Na dokładną analizę występów podczas mistrzostw Polski przyjdzie jeszcze czas, bowiem przed białostoczanami walka o awans do rundy play-off. Na cztery kolejki przed końcem sezonu zasadniczego Dojlidy zajmują 5. miejsce w tabeli z dorobkiem 30. punktów. Nad siódmym Fibrain AZS Politechniką Rzeszów nasz zespół ma już trzy oczka przewagi.

– Gdyby nie udało się awansować do play-off, byłaby to duża porażka. Mamy otwartą drogę do walki o miejsca medalowe i chcemy to wykorzystać. W ostatnich tygodniach nasza forma jest bardzo wysoka. Wygraliśmy cztery mecze z rzędu, przez co oczekiwanie na te mecze przebiegało w lepszej atmosferze. Cała drużyna jest zmobilizowana – zapewnia Wandżi.

W piątek rywalem Dojlid będzie liderujący PKS Kolping Frac. Drużyna z Jarosławia w tym sezonie przegrała zaledwie trzy razy.

– Nie mam wątpliwości, że to będzie jeden z trudniejszych meczów w obecnych rozgrywkach. Ale nie poddamy się i będziemy chcieli, aby przynajmniej jeden punkt został w Białymstoku – zapowiada grający trener białostockich Dojlid.

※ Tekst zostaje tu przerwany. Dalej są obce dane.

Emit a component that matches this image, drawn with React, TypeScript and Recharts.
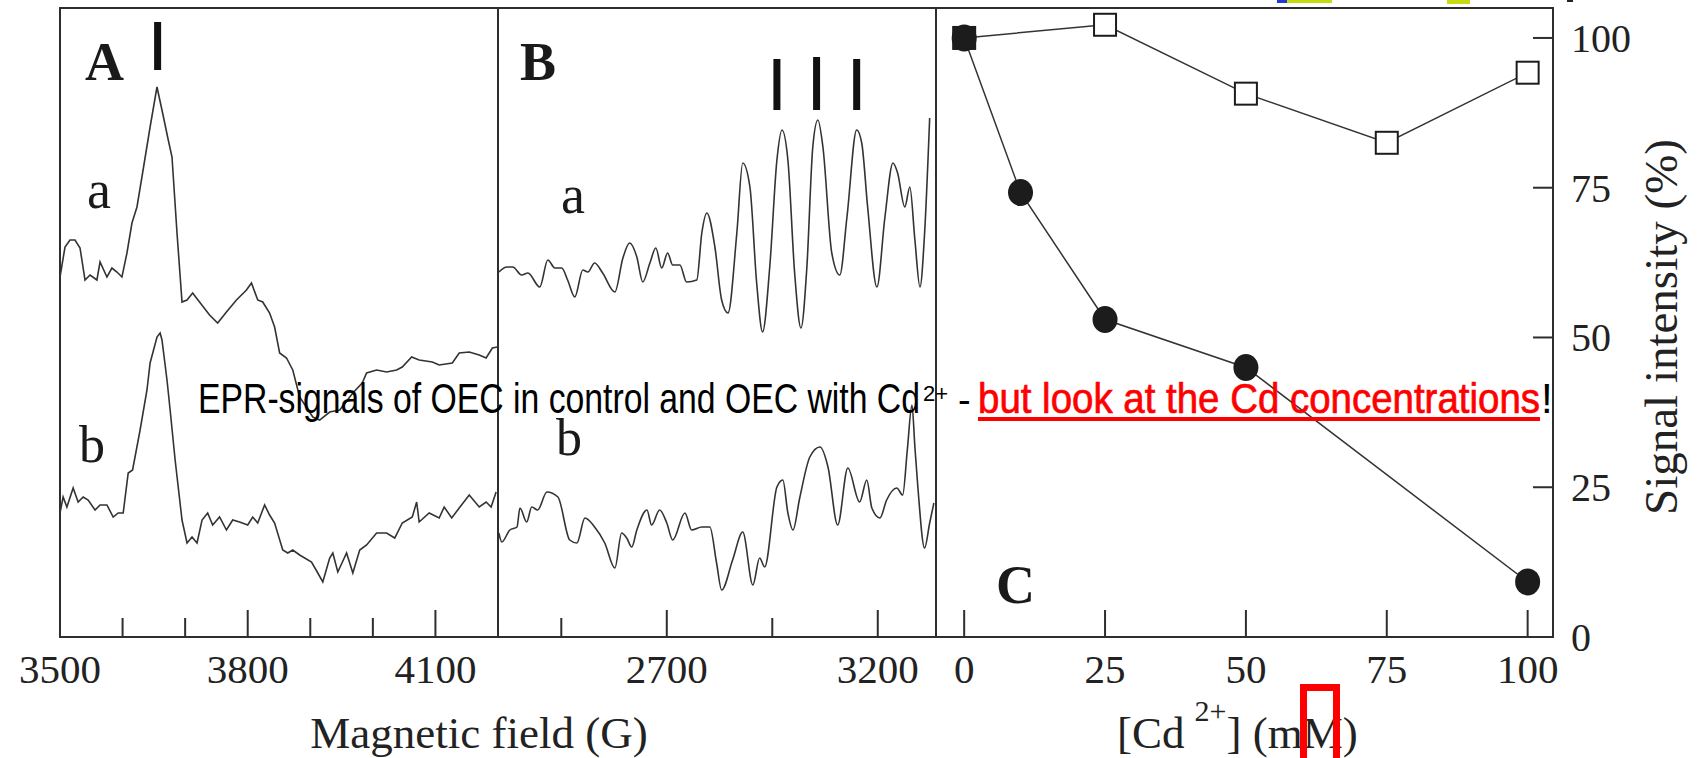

Dzień później podopieczni Wandżiego podejmą akademików z Gdańska, którzy na tym etapie sezonu nie mają już większych szans na walkę o pierwszą szóstkę. Mimo tego o lekceważeniu rywali nie może być mowy. Siłą zespołu z Pomorza jest jego nieprzewidywalność. Ponadto barw AZS AWFiS Balta broni Patryk Chojnowski, świeżo upieczony wicemistrz Polski indywidualnie z Białegostoku.

Serdecznie zapraszamy wszystkich kibiców do hali Zespołu Szkół Rolniczych przy ul. Suchowolca 26. Wstęp jest wolny.